Notes
With a design derived from a pattern illustrated by Thomas Sheraton in Cabinet Dictionary (London, 1803), this sophisticated sofa represents the “Grecian” taste as interpreted in Salem during the Federal period.1
The exceptional carving stems from the acclaimed shop tradition established by Samuel McIntire (1757-1811), the Salem architect who was responsible for the designs of a number of the finest Federal houses in Salem as well as their architectural carving and furniture. The motifs displayed on this sofa – including the bowknot, bunches of grapes and star-punched ground -- are hallmarks of his work. Closely related clusters of grapes and grape leaves descending from a bowknot are found on seating furniture attributed to McIntire, including a set of shield-back sidechairs and a sofa in the Karolik Collection at the Museum of Fine Arts, Boston originally owned by Elias Hasket Derby and a set of oval-back chairs owned by his daughter, Elizabeth Derby West.2 These motifs also appear on a set of seating furniture represented by two matching sofas and four window stools made for the parlor of the Peirce-Nichols House in Salem, which was remodeled by Samuel McIntire in 1801 at the time of the marriage of Jerathmiel Peirce’s daughter to George Nichols.
This sofa survives as one of only four extant examples of its form with carving attributed to the McIntire shop tradition. One at Winterthur Museum is illustrated by Dean T. Lahikainen in Samuel McIntire: Carving an American Style (Peabody Essex Museum, 2007, figure 4-140 on p. 162). One is in the collection of Historic Deerfield (92.14) and illustrated in The Magazine Antiques (December 1930): fig. 10, p. 502. Another in the collection of the Henry Ford Museum (70.85.1) was formerly owned by Israel Sack, Inc. and illustrated in American Antiques from Israel Sack Collection, Volume II, no. 1053, p. 417.
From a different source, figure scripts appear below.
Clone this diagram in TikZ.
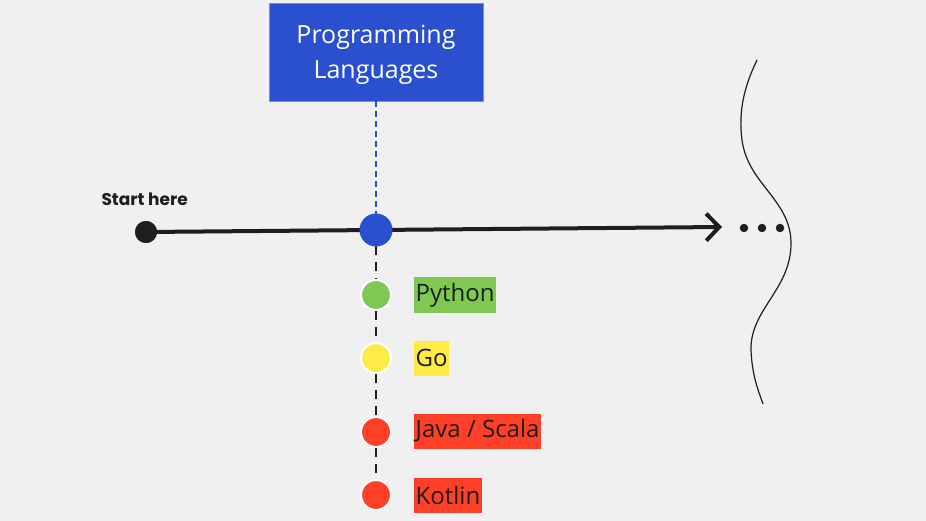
\documentclass[tikz,border=0pt]{standalone}
\usepackage{fontspec}
\setmainfont{Open Sans}
\newfontfamily\startfont{Poppins}
\usetikzlibrary{arrows.meta}
\definecolor{bg}{HTML}{F0F0F0}
\definecolor{ink}{HTML}{1E1E1E}
\definecolor{titleblue}{HTML}{2A50D0}
\definecolor{titleedge}{HTML}{7090E8}
\definecolor{pygreen}{HTML}{7FC852}
\definecolor{goyellow}{HTML}{FFEB45}
\definecolor{javared}{HTML}{FF4026}
\tikzset{
  dotnode/.style={circle,draw=white,line width=2pt,minimum size=30pt,inner sep=0pt},
  lbl/.style={anchor=west,inner xsep=1.5pt,inner ysep=0pt,minimum height=35pt,text=ink,font=\fontsize{24}{28}\selectfont},
  dots/.style={circle,fill=ink,inner sep=0pt,minimum size=8.5pt},
  dashlink/.style={ink,line width=2pt,dash pattern=on 9pt off 7pt}
}
\begin{document}
\begin{tikzpicture}[x=1pt,y=-1pt]
\useasboundingbox (0,0) rectangle (926,521);
\fill[bg] (0,0) rectangle (926,521);
% title
\node[fill=titleblue,draw=titleedge,line width=0.8pt,minimum width=214pt,minimum height=98pt,text=white,align=center,
  text depth=0pt,font=\fontsize{25}{35}\selectfont] (title) at (376,52) {Programming\\Languages};
% start
\node[circle,fill=ink,minimum size=22pt,inner sep=0pt] (start) at (146,232) {};
\node[font=\startfont\bfseries\fontsize{17}{19}\selectfont,text=ink,anchor=base west] (startlbl) at (98,206) {Start here};
\coordinate (arrowend) at (722,227);
% bullets
\node[dotnode,fill=pygreen] (py) at (376,295) {};
\node[dotnode,fill=goyellow] (go) at (376,358) {};
\node[dotnode,fill=javared] (java) at (376,432) {};
\node[dotnode,fill=javared] (kt) at (376,495) {};
\coordinate (hubc) at (376,230);
% connectors
\draw[titleblue,line width=1.5pt,dash pattern=on 6pt off 4pt] (title.south) -- (hubc);
\draw[dashlink] (hubc) -- (py.north);
\draw[dashlink] (py.south) -- (go.north);
\draw[dashlink] (go.south) -- (java.north);
\draw[dashlink] (java.south) -- (kt.north);
\draw[ink,line width=4pt,-{Straight Barb[length=13pt,width=27pt]}] (start.center) -- (arrowend);
% hub on top
\node[circle,fill=titleblue,minimum size=33pt,inner sep=0pt] (hub) at (hubc) {};
\node[circle,fill=ink,minimum size=22pt,inner sep=0pt] at (start) {};
% labels
\node[lbl,fill=pygreen] (pylbl) at (414,295) {Python};
\node[lbl,fill=goyellow] (golbl) at (414,358) {Go};
\node[lbl,fill=javared] (javalbl) at (414,431) {Java / Scala};
\node[lbl,fill=javared] (ktlbl) at (414,495) {Kotlin};
% ellipsis
\node[dots] (d1) at (744,228) {};
\node[dots] (d2) at (762,228) {};
\node[dots] (d3) at (780,228) {};
% wavy edge
\draw[ink,line width=1.2pt] (757,60) .. controls (745,85) and (738,110) .. (742,140)
  .. controls (748,185) and (792,200) .. (791,245)
  .. controls (790,290) and (750,310) .. (751,350)
  .. controls (752,375) and (758,390) .. (763,404);
\end{tikzpicture}
\end{document}
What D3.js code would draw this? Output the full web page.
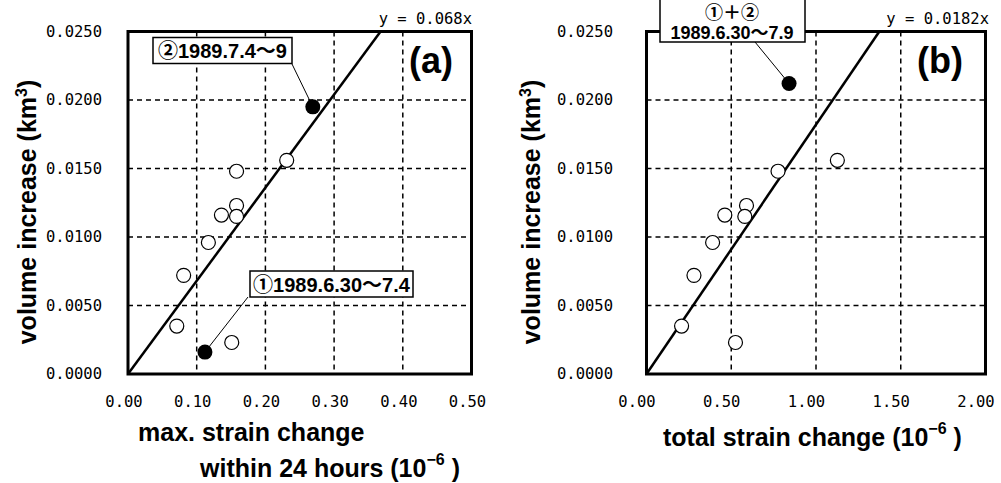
<!DOCTYPE html>
<html>
<head>
<meta charset="utf-8">
<script src="https://cdn.jsdelivr.net/npm/d3@7"></script>
<style>
  html, body { margin: 0; padding: 0; background: #fff; }
  svg { display: block; }
  .tick text { font-family: "DejaVu Sans Mono", "Liberation Mono", monospace; font-size: 15.5px; fill: #000; }
  .title { font-family: "Liberation Sans", Arial, "Noto Sans CJK JP", sans-serif; font-weight: bold; font-size: 25px; fill: #000; }
  .ann { font-family: "Liberation Sans", Arial, "Noto Sans CJK JP", sans-serif; font-weight: bold; fill: #000; }
  .eq { font-family: "DejaVu Sans Mono", "Liberation Mono", monospace; font-size: 15.5px; fill: #000; }
</style>
</head>
<body>
<svg id="chart" width="1001" height="483"></svg>
<script>
// ---------------- data ----------------
const yTicks  = [0, 0.005, 0.010, 0.015, 0.020, 0.025];
const xTicksA = [0, 0.1, 0.2, 0.3, 0.4, 0.5];
const xTicksB = [0, 0.5, 1.0, 1.5, 2.0];

// open circles (other events): volume increase (km^3)
const volume      = [0.0156, 0.0148, 0.0123, 0.0116, 0.0115, 0.0096, 0.0072, 0.0035, 0.0023];
// max. strain change within 24 hours (1e-6)
const maxStrain24 = [0.231, 0.158, 0.158, 0.136, 0.158, 0.117, 0.081, 0.071, 0.151];
// total strain change (1e-6)
const totalStrain = [1.126, 0.776, 0.590, 0.462, 0.580, 0.390, 0.280, 0.207, 0.525];

// filled circles: 1989 events
const event1 = { label: "\u24601989.6.30\uFF5E7.4", strain24: 0.112, volume: 0.0016 };
const event2 = { label: "\u24611989.7.4\uFF5E9",   strain24: 0.269, volume: 0.0195 };
const eventSum = { label1: "\u2460\uFF0B\u2461", label2: "1989.6.30\uFF5E7.9", total: 0.841, volume: 0.0212 };

const slopeA = 0.068;
const slopeB = 0.0182;
const eqA = "y = 0.068x";
const eqB = "y = 0.0182x";

// ---------------- layout ----------------
const svg = d3.select("#chart");
const yDomain = [0, 0.025];

function panel(cfg) {
  const x = d3.scaleLinear().domain(cfg.xDomain).range([cfg.left, cfg.right]);
  const y = d3.scaleLinear().domain(yDomain).range([cfg.bottom, cfg.top]);
  const g = svg.append("g");

  // grid
  g.append("g").selectAll("line.vg")
    .data(cfg.xTicks.slice(1, -1)).join("line")
    .attr("x1", d => x(d)).attr("x2", d => x(d))
    .attr("y1", cfg.top).attr("y2", cfg.bottom)
    .attr("stroke", "#000").attr("stroke-width", 1.5).attr("stroke-dasharray", "5,4");
  g.append("g").selectAll("line.hg")
    .data(yTicks.slice(1, -1)).join("line")
    .attr("y1", d => y(d)).attr("y2", d => y(d))
    .attr("x1", cfg.left).attr("x2", cfg.right)
    .attr("stroke", "#000").attr("stroke-width", 1.5).attr("stroke-dasharray", "5,4");

  // axes labels
  const ya = g.append("g").attr("transform", `translate(${cfg.left},0)`)
    .call(d3.axisLeft(y).tickValues(yTicks).tickSize(0).tickPadding(cfg.yPad).tickFormat(d3.format(".4f")));
  ya.select(".domain").remove();
  const xa = g.append("g").attr("transform", `translate(0,${cfg.bottom})`)
    .call(d3.axisBottom(x).tickValues(cfg.xTicks).tickSize(0).tickPadding(22).tickFormat(d3.format(".2f")));
  xa.select(".domain").remove();
  xa.selectAll("text").attr("dx", cfg.xShift);

  // regression line
  const xEnd = Math.min(cfg.xDomain[1], yDomain[1] / cfg.slope);
  g.append("line")
    .attr("x1", x(0)).attr("y1", y(0))
    .attr("x2", x(xEnd)).attr("y2", y(cfg.slope * xEnd))
    .attr("stroke", "#000").attr("stroke-width", 2.5);

  // equation
  g.append("text").attr("class", "eq")
    .attr("x", cfg.eqX).attr("y", 24).attr("text-anchor", "end").text(cfg.eq);

  // open circles
  g.append("g").selectAll("circle")
    .data(cfg.xs.map((v, i) => [v, volume[i]])).join("circle")
    .attr("cx", d => x(d[0])).attr("cy", d => y(d[1])).attr("r", 7)
    .attr("fill", "#fff").attr("stroke", "#000").attr("stroke-width", 1.2);

  // border
  g.append("rect")
    .attr("x", cfg.left).attr("y", cfg.top)
    .attr("width", cfg.right - cfg.left).attr("height", cfg.bottom - cfg.top)
    .attr("fill", "none").attr("stroke", "#000").attr("stroke-width", 3);

  // panel letter
  g.append("text").attr("class", "ann").attr("font-size", 36)
    .attr("x", cfg.letterX).attr("y", 73).attr("text-anchor", "middle").text(cfg.letter);

  // y title
  const yt = g.append("text").attr("class", "title")
    .attr("transform", `translate(${cfg.yTitleX},212) rotate(-90)`)
    .attr("text-anchor", "middle");
  yt.append("tspan").text("volume increase (km");
  yt.append("tspan").attr("dy", -9).attr("font-size", 16).text("3");
  yt.append("tspan").attr("dy", 9).text(")");

  return { g, x, y };
}

function filledPoint(p, px, py, lx, ly) {
  p.g.append("line")
    .attr("x1", lx).attr("y1", ly).attr("x2", p.x(px)).attr("y2", p.y(py))
    .attr("stroke", "#000").attr("stroke-width", 1);
  p.g.append("circle").attr("cx", p.x(px)).attr("cy", p.y(py)).attr("r", 7.5).attr("fill", "#000");
}

function box(g, x, y, w, h) {
  g.append("rect").attr("x", x).attr("y", y).attr("width", w).attr("height", h)
    .attr("fill", "#fff").attr("stroke", "#000").attr("stroke-width", 1.5);
}

// ---------------- panel (a) ----------------
const A = panel({
  left: 128, right: 471.5, top: 31.5, bottom: 374,
  xDomain: [0, 0.5], xTicks: xTicksA, xs: maxStrain24, slope: slopeA,
  yPad: 26, xShift: -4.5, eq: eqA, eqX: 472, letter: "(a)", letterX: 431, yTitleX: 36
});
filledPoint(A, event2.strain24, event2.volume, 292, 64);
filledPoint(A, event1.strain24, event1.volume, 248, 297);
box(A.g, 153, 37.5, 139, 26);
A.g.append("text").attr("class", "ann").attr("font-size", 20)
  .attr("x", 222.5).attr("y", 57.5).attr("text-anchor", "middle").text(event2.label);
box(A.g, 250, 271, 163, 26);
A.g.append("text").attr("class", "ann").attr("font-size", 20)
  .attr("x", 331.5).attr("y", 291.5).attr("text-anchor", "middle").text(event1.label);

// x title (a)
A.g.append("text").attr("class", "title").attr("x", 138).attr("y", 441).text("max. strain change");
const xtA = A.g.append("text").attr("class", "title").attr("x", 200).attr("y", 477);
xtA.append("tspan").text("within 24 hours  (10");
xtA.append("tspan").attr("dy", -12).attr("font-size", 16).text("\u22126");
xtA.append("tspan").attr("dy", 12).text(" )");

// ---------------- panel (b) ----------------
const B = panel({
  left: 646.5, right: 985.5, top: 31.5, bottom: 374,
  xDomain: [0, 2.0], xTicks: xTicksB, xs: totalStrain, slope: slopeB,
  yPad: 33.5, xShift: -10, eq: eqB, eqX: 989, letter: "(b)", letterX: 940, yTitleX: 540
});
filledPoint(B, eventSum.total, eventSum.volume, 755, 42);
box(B.g, 660, -2, 145, 44);
B.g.append("text").attr("class", "ann").attr("font-size", 18)
  .attr("x", 732).attr("y", 19).attr("text-anchor", "middle").text(eventSum.label1);
B.g.append("text").attr("class", "ann").attr("font-size", 18)
  .attr("x", 732).attr("y", 39).attr("text-anchor", "middle").text(eventSum.label2);

const xtB = B.g.append("text").attr("class", "title").attr("x", 663).attr("y", 446);
xtB.append("tspan").text("total strain change (10");
xtB.append("tspan").attr("dy", -12).attr("font-size", 16).text("\u22126");
xtB.append("tspan").attr("dy", 12).text(" )");
</script>
</body>
</html>
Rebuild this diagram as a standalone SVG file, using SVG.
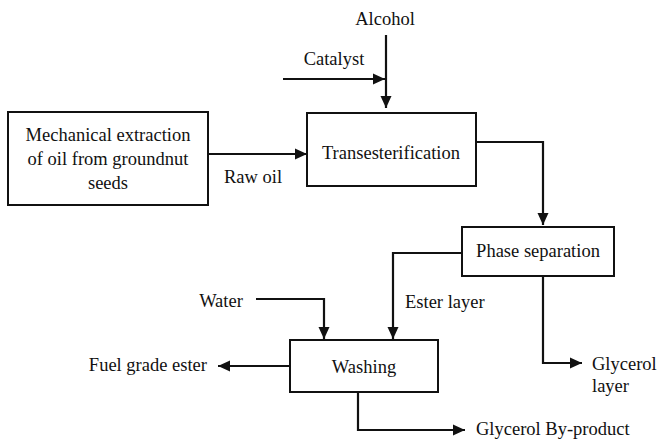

Closely related carving on a star-punched ground likely carved by the same hand as this sofa is found on several pairs of bellows attributed to Samuel McIntire’s son, Samuel Field McIntire (1780-1819). He worked closely alongside his father and continued in the business after the elder McIntire’s death in 1811. One pair of bellows is in the collection of Winterthur Museum while two other examples are in private collections. Three of the aforementioned examples are illustrated by Lahikainen in Samuel McIntire as figs. 4-33, 4-144, and 4-168, pp. 119, 164 and 174. Another pair with carving by Samuel Field McIntire was in the collection of Mr. and Mrs. Joseph K. Ott and sold at Christie’s, January 20, 2012, sale 2635, lot 144.